Destruction, on an impressive scale
The overall presentation of Inquisitor is a mixed bag at current. The overall level of visual fidelity found in the environments and particle effects are very, very high, while character models and animations currently look unfinished and lacking refinement. Gunfire can sever limb from torso or gib enemies entirely, however the severance of a limb looks like the breaking of a toy instead of the visceral disfiguring of a heretic. There is much to be done to improve the animations of enemies in general. On the contrary, the damage to the environment during firefights is fantastic – quite literally some of the best I have ever seen.

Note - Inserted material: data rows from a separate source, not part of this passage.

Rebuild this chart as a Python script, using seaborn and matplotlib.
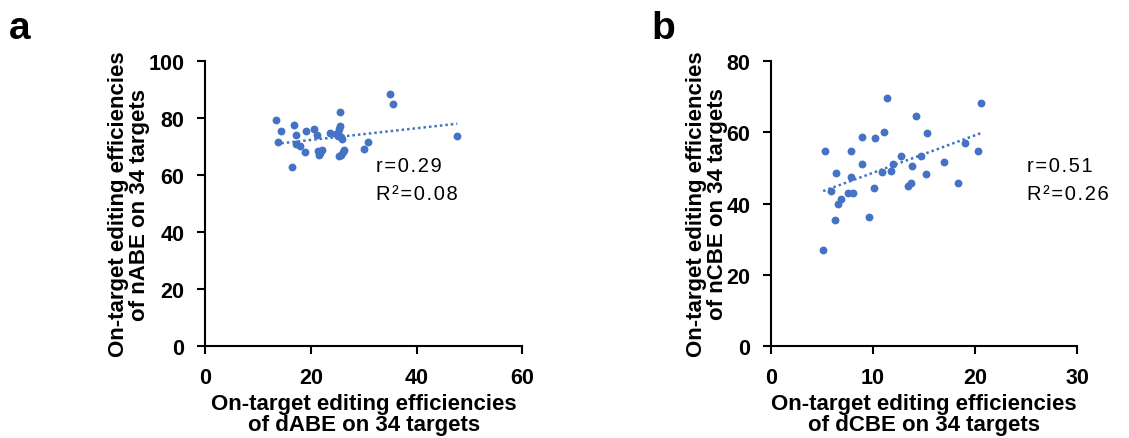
import numpy as np
import seaborn as sns
import matplotlib.pyplot as plt

# Panel a: dABE (x) vs nABE (y), 34 targets
dabe = [13.4, 14.4, 13.8, 16.8, 16.4, 17.3, 17.3, 18.0, 18.9, 19.1,
        20.6, 21.1, 21.4, 21.6, 22.1, 23.6, 24.8, 25.1, 25.4, 25.6,
        25.6, 25.7, 25.9, 25.3, 25.7, 26.1, 26.3, 30.1, 30.9, 34.9,
        35.6, 47.7, 25.2, 21.7]
nabe = [79.2, 75.4, 71.5, 77.6, 62.7, 73.9, 71.0, 70.1, 68.1, 75.4,
        76.0, 73.9, 68.3, 67.2, 68.7, 74.8, 74.4, 73.6, 76.0, 77.1,
        82.1, 73.4, 72.5, 66.6, 67.2, 68.0, 68.7, 69.3, 71.5, 88.6,
        84.8, 73.6, 74.8, 67.8]

# Panel b: dCBE (x) vs nCBE (y), 34 targets
dcbe = [5.26, 5.10, 5.85, 6.41, 6.27, 6.57, 6.90, 7.55, 7.88, 7.88,
        8.04, 8.89, 8.89, 9.61, 10.07, 10.23, 10.92, 11.08, 11.41, 11.80,
        11.96, 12.71, 13.43, 13.69, 13.86, 14.18, 14.74, 15.16, 15.33, 16.93,
        18.37, 18.99, 20.26, 20.59]
ncbe = [54.7, 26.9, 43.4, 48.5, 35.4, 39.8, 41.2, 42.9, 54.7, 47.5,
        42.9, 58.7, 51.1, 36.3, 44.3, 58.4, 48.9, 60.0, 69.6, 49.2,
        51.1, 53.4, 44.8, 45.7, 50.6, 64.6, 53.4, 48.4, 59.7, 51.6,
        45.7, 56.9, 54.7, 68.1]

stats_a = ["r=0.29", "R\u00b2=0.08"]
stats_b = ["r=0.51", "R\u00b2=0.26"]

sns.set_style("ticks")
plt.rcParams['font.family'] = ['Liberation Sans', 'DejaVu Sans']
plt.rcParams.update({'text.color': 'black', 'axes.labelcolor': 'black',
                     'xtick.color': 'black', 'ytick.color': 'black'})

blue = "#4472C4"
fig = plt.figure(figsize=(11.29, 4.39), dpi=100)
ax_a = fig.add_axes([0.1816, 0.2096, 0.281, 0.649])
ax_b = fig.add_axes([0.683, 0.2096, 0.271, 0.649])


def spaced(s):
    # widen letter spacing like the original annotation
    return "\u200a".join(s)


def draw_panel(ax, x, y, xlim, xticks, ylim, yticks, xlabel, ylabel, stats, txt_x):
    sns.regplot(x=np.array(x), y=np.array(y), ax=ax, ci=None, color=blue,
                scatter_kws={'s': 32, 'alpha': 1, 'linewidths': 0},
                line_kws={'linestyle': (0, (1, 1.2)), 'linewidth': 1.8})
    ax.set_xlim(*xlim)
    ax.set_ylim(*ylim)
    ax.set_xticks(xticks)
    ax.set_yticks(yticks)
    ax.tick_params(labelsize=15.5, width=1.5, length=6, direction='out', pad=9)
    for lab in ax.get_xticklabels() + ax.get_yticklabels():
        lab.set_fontweight('bold')
    ax.set_xlabel(xlabel, fontsize=16, fontweight='bold', linespacing=0.95, labelpad=4)
    ax.set_ylabel(ylabel, fontsize=16, fontweight='bold', linespacing=0.95, labelpad=-1)
    sns.despine(ax=ax)
    for s in ['left', 'bottom']:
        ax.spines[s].set_linewidth(1.5)
        ax.spines[s].set_color('black')
    ax.text(txt_x, 0.635, spaced(stats[0]), transform=ax.transAxes, fontsize=14.5, va='center')
    ax.text(txt_x, 0.535, spaced(stats[1]), transform=ax.transAxes, fontsize=14.5, va='center')


draw_panel(ax_a, dabe, nabe, (0, 60), [0, 20, 40, 60], (0, 100), [0, 20, 40, 60, 80, 100],
           "On-target editing efficiencies\nof dABE on 34 targets",
           "On-target editing efficiencies\nof nABE on 34 targets",
           stats_a, 0.54)
draw_panel(ax_b, dcbe, ncbe, (0, 30), [0, 10, 20, 30], (0, 80), [0, 20, 40, 60, 80],
           "On-target editing efficiencies\nof dCBE on 34 targets",
           "On-target editing efficiencies\nof nCBE on 34 targets",
           stats_b, 0.835)

fig.text(0.008, 0.935, "a", fontsize=28, fontweight='bold', va='center')
fig.text(0.577, 0.935, "b", fontsize=28, fontweight='bold', va='center')

fig.savefig("out.png", dpi=100)
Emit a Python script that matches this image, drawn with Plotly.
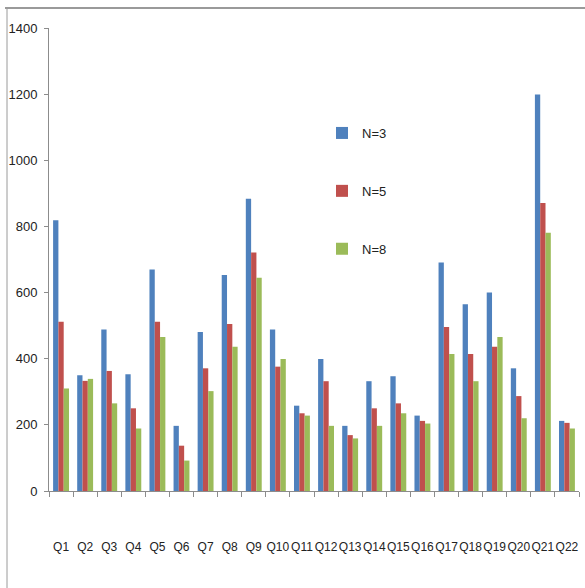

Explosions and gunshots appear to create more than simply bump-mapped dents and decals on the environment; they literally take the corners off of vent shafts, topple pillars and strip the metal overlay of floors to reveal pipes and wires beneath. This high fidelity destruction is something to behold – my first encounter with it was distracting almost – reminding me of the first time I witnessed the level of destruction available in Red Faction or Stranglehold. Although it’s all cosmetic and has little direct effect on gameplay, the aftermath of a gun fight looks brilliant, and really helps to convey a sense of death and destruction as a constant force in this universe.
All of the issues I have with the gameplay and presentation could come down to the fact that this is in fact an Alpha build at present. Neocoregames have a proven track record of success within the action-RPG genre with their moderately well received Van Helsing series. This gives me high hopes for where this title might end up once polished and tightened up. For an Alpha build, there is a great amount of promise behind this sluggish and messy bug-ridden build. However, I can’t possibly recommend that anyone pays full retail to enter the “The Founding” unless reporting bugs, testing gameplay and Warhammer are all high up on your list of hobbies. This is certainly one to watch.
The game has potential, but we're not ready to jump in with both feet. If the game interests you, look, but don't touch - yet.